I have defended my PhD dissertation, with “cum laude” ( highest distinction in the Netherlands), on Friday, February 28, 2020, at 10:00AM in de Agnietenkapel .


My PhD thesis is about “Learning with Imperfect Supervision for Language Understanding“. You can download my PhD thesis here, or get it from the UvA repository.


Humans learn to solve complex problems and uncover underlying concepts and relations given limited, noisy or inconsistent observations and draw successful generalizations based on them. This rests largely on the poverty of the stimulus argument, or what is sometimes called Plato’s problem: “How do we know so much when the evidence available to us is so meagre?

In contrast, the success of today’s data-driven machine learning models is often strongly correlated with the amount of available high quality labeled data and teaching machines using imperfect supervision remains a key challenge. In practice, however, for many applications, large-scaled high-quality training data is not available, which highlights the increasing need for building models with the ability to learn complex tasks with imperfect supervision, i.e., where the learning process is based on imperfect training samples.

When designing learning algorithms, pure data-driven learning, which relies only on previous experience, does not seem to be able to learn generalizable solutions.

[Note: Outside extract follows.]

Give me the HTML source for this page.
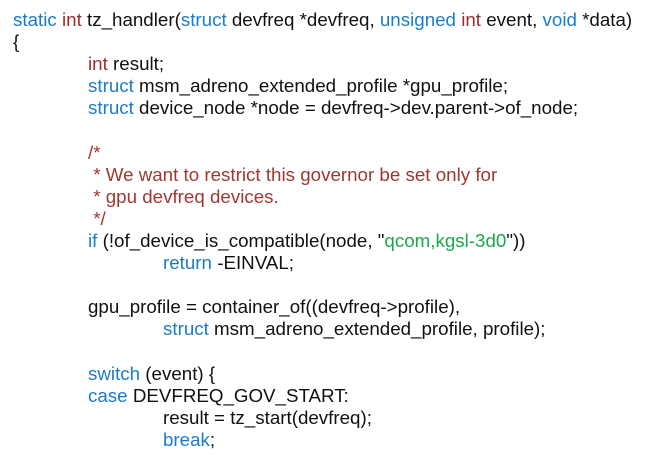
<!DOCTYPE html>
<html><head><meta charset="utf-8"><style>
html,body{margin:0;padding:0;background:#fff;width:654px;height:461px;overflow:hidden}
pre{margin:0;position:absolute;left:13px;top:9px;font-family:"Liberation Sans",sans-serif;font-size:18.75px;line-height:22.1px;color:#111;letter-spacing:0px;white-space:pre}
.k{color:#1c7cc8}.t{color:#9a2e2e}.c{color:#9a3a32}.s{color:#1aa84a}
.i1{display:inline-block;width:75px}.i2{display:inline-block;width:150px}
</style></head><body>
<pre><span class="k">static</span> <span class="t">int</span> tz_handler(<span class="k">struct</span> devfreq *devfreq, <span class="k">unsigned</span> <span class="t">int</span> event, <span class="k">void</span> *data)
{
<span class="i1"></span><span class="t">int</span> result;
<span class="i1"></span><span class="k">struct</span> msm_adreno_extended_profile *gpu_profile;
<span class="i1"></span><span class="k">struct</span> device_node *node = devfreq-&gt;dev.parent-&gt;of_node;

<span class="i1"></span><span class="c">/*</span>
<span class="i1"></span><span class="c"> * We want to restrict this governor be set only for</span>
<span class="i1"></span><span class="c"> * gpu devfreq devices.</span>
<span class="i1"></span><span class="c"> */</span>
<span class="i1"></span><span class="k">if</span> (!of_device_is_compatible(node, "<span class="s">qcom,kgsl-3d0</span>"))
<span class="i2"></span><span class="k">return</span> -EINVAL;

<span class="i1"></span>gpu_profile = container_of((devfreq-&gt;profile),
<span class="i2"></span><span class="k">struct</span> msm_adreno_extended_profile, profile);

<span class="i1"></span><span class="k">switch</span> (event) {
<span class="i1"></span><span class="k">case</span> DEVFREQ_GOV_START:
<span class="i2"></span>result = tz_start(devfreq);
<span class="i2"></span><span class="k">break</span>;
</pre>
</body></html>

Similar to human’s innately primed learning, having part of the knowledge encoded in the learning algorithms in the form of strong or weak biases, can help learning solutions that better generalize to unseen samples.

In this thesis, we focus on the problem of the poverty of stimulus for learning algorithms. We argue that even noisy and limited signals can contain a great deal of valid information that can be incorporated along with prior knowledge and biases that are encoded into learning algorithms in order to solve complex problems. We improve the process of learning with imperfect supervision by (i) employing prior knowledge in learning algorithms, (ii) augmenting data and learning to learn how to better use the data, and (iii) introducing inductive biases to learning
. These general ideas are, in fact, the key ingredients for building any learning algorithms that can generalize beyond (imperfections in) the observed data.

We concentrate on language understanding and reasoning, as one of the extraordinary cognitive abilities of humans, as well as a pivotal problem in artificial intelligence. We try to improve the learning process, in more principled ways than ad-hoc and domain or task-specific tricks to improve the output. We investigate our ideas on a wide range of sequence modeling and language understanding tasks.

And here are the slides of the layman talk I gave at the start, and this is a photo from the day 🙂

Mostafa as a Dr!

About the cover

The cover is part of a painting by Reza Sedighian that was presented in the Nuance exhibition in the Emkan gallery on May 4-14, 2018.

Nuance (Fr. nuer — to shade) means shade of color or meaning, “a delicate variation“.

We live in a world where subtlety and nuance tend to be overwhelmed by visual, auditory and ideological noise. In this world, we want to escape our own confines.

This is not to find a respite from the noise, but in order to awaken from it.